Tim and I had been taken out of school to join Granny and Auntie Nell at Granny’s house.  Here we all had our instructions: Tim was posted on the windowsill as a lookout, and as soon as we heard the doorbell Auntie Nell and I were to run in the opposite direction to the old wind-up gramophone in the breakfast room, to put on the George Formby song for the troops “Bless ‘em All”.  This inspired planning allowed Granny precedence and relieved Dad from facing an overwhelming crowd on the doorstep.

Dad had hoped that he would not be a stranger to his children.  He need not have worried.  His photograph had been on permanent view at our temporary home Mill Cottage in the Forest of Dean, with a sprig of lucky white heather in its frame.  We had written letters, and even though many did not reach him, he was much in our thoughts.  I would often say in all innocence to our mother, “Won’t it be nice when Daddy comes home!” And I wonder to this day how she managed to answer without a catch in her voice. We had waited for this day – I shall never forget the sound of that important doorbell.  If there was hugging and kissing I don’t remember it, but he seemed to say all the right things to us.  Admiring my cherished teddy bear was an instant winner with me.  All I remember of the rest of that day is my jaw aching from smiling so continuously from ear to ear.

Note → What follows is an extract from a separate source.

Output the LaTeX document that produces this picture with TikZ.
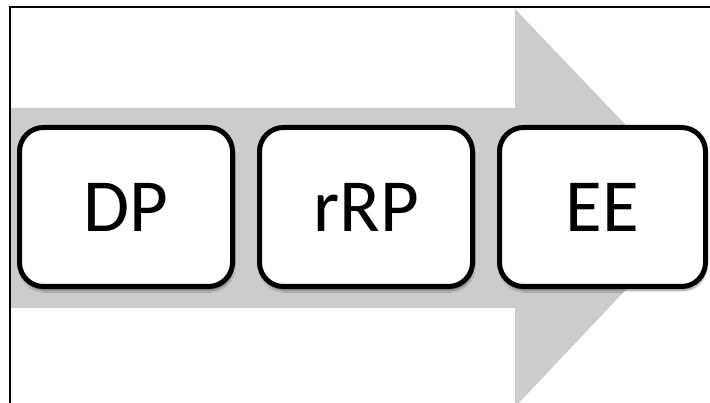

I fancy he looked thin and a little yellow. Later in photographs, one could see the strain in his face, but it didn’t last. On the sea voyage, he had already gained some strength and the ability to take normal food.  In his diary, he had expressed the hope that he and Mum could take a holiday, just the two of them.  There would be time for this.  Meanwhile, they made the best possible decision which was to return to Mill Cottage for the seven weeks until Christmas.  Here they could share the peace and quiet, the beauty of the forest, and produce of farm and orchard, and the incomparable view down over the Severn’s horseshoe bend that had been such a solace to our mother.  As Tim and I came home for the Christmas holidays we all assembled once again at Granny’s house for the very memorable Christmas of 1945.

In my prayers for many years afterwards were the words “Thank you, God, for letting Daddy come home”.

Much later, in November 2010 and again in 2013 with his son Geoff, Tim flew out to Taiwan for memorial services organised by the Taiwan Prisoner of War Camps Memorial Society. Here they joined with other relatives in dedicating memorial plaques at the various prison campsites. At one of the camp services, Tim offered his own prayer “For those who were left behind”.

Also, in 2013 I attended the memorial service to those British prisoners who were brought home to Southampton in 1945.  Arranged by the group devoted to honouring the memory of the Far East Prisoners of War, the Repatriation Memorial in Town Quay Park is especially dedicated to those British prisoners who survived, and lists the 28 ships in which they were brought home.